Task directions
Copy the material that follows word for word and omit its pictures.

Stored data
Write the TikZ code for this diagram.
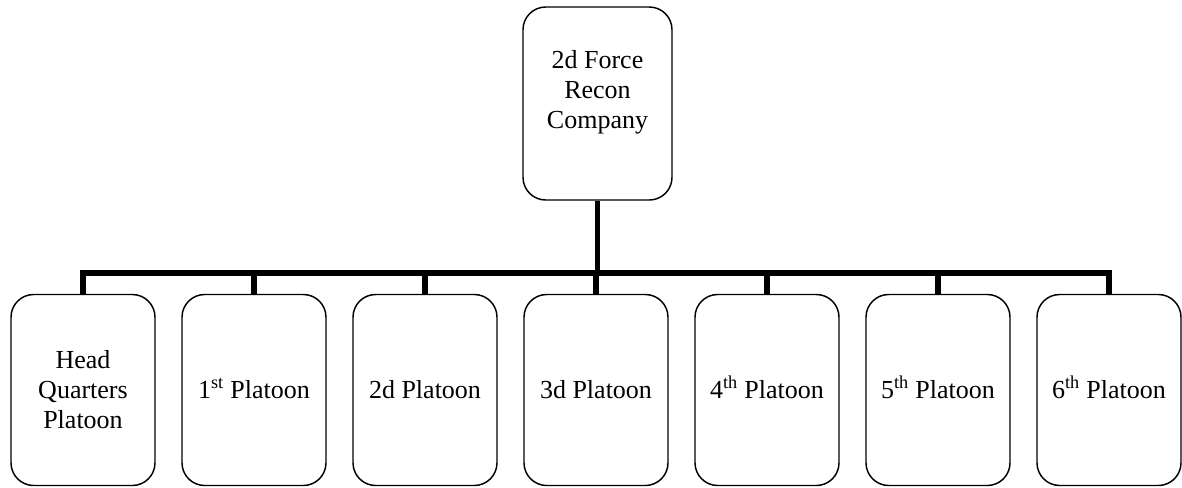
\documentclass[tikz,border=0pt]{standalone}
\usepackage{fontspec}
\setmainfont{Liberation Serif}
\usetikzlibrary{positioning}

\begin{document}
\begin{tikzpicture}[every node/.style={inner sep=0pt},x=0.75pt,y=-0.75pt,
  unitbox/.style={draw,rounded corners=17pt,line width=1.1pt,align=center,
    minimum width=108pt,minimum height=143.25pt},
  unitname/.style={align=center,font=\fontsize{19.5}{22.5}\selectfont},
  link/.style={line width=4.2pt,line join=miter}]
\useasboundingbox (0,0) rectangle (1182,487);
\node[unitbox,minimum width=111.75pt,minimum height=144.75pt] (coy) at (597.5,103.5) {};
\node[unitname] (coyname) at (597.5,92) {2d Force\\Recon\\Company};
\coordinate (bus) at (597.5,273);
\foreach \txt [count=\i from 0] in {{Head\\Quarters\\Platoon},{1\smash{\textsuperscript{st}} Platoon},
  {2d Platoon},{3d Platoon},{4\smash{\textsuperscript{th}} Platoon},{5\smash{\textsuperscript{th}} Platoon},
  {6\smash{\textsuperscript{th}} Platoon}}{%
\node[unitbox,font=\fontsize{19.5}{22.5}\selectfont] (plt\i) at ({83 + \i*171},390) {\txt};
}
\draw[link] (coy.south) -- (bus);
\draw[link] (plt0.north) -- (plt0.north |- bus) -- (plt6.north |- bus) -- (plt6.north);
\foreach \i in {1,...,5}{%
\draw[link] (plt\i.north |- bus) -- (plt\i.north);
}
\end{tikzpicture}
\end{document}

Written reply
Write the TikZ code for this diagram.
\documentclass[tikz,border=0pt]{standalone}
\usepackage{fontspec}
\setmainfont{Liberation Serif}
\usetikzlibrary{positioning}

\begin{document}
\begin{tikzpicture}[every node/.style={inner sep=0pt},x=0.75pt,y=-0.75pt,
  unitbox/.style={draw,rounded corners=17pt,line width=1.1pt,align=center,
    minimum width=108pt,minimum height=143.25pt},
  unitname/.style={align=center,font=\fontsize{19.5}{22.5}\selectfont},
  link/.style={line width=4.2pt,line join=miter}]
\useasboundingbox (0,0) rectangle (1182,487);
\node[unitbox,minimum width=111.75pt,minimum height=144.75pt] (coy) at (597.5,103.5) {};
\node[unitname] (coyname) at (597.5,92) {2d Force\\Recon\\Company};
\coordinate (bus) at (597.5,273);
\foreach \txt [count=\i from 0] in {{Head\\Quarters\\Platoon},{1\smash{\textsuperscript{st}} Platoon},
  {2d Platoon},{3d Platoon},{4\smash{\textsuperscript{th}} Platoon},{5\smash{\textsuperscript{th}} Platoon},
  {6\smash{\textsuperscript{th}} Platoon}}{%
\node[unitbox,font=\fontsize{19.5}{22.5}\selectfont] (plt\i) at ({83 + \i*171},390) {\txt};
}
\draw[link] (coy.south) -- (bus);
\draw[link] (plt0.north) -- (plt0.north |- bus) -- (plt6.north |- bus) -- (plt6.north);
\foreach \i in {1,...,5}{%
\draw[link] (plt\i.north |- bus) -- (plt\i.north);
}
\end{tikzpicture}
\end{document}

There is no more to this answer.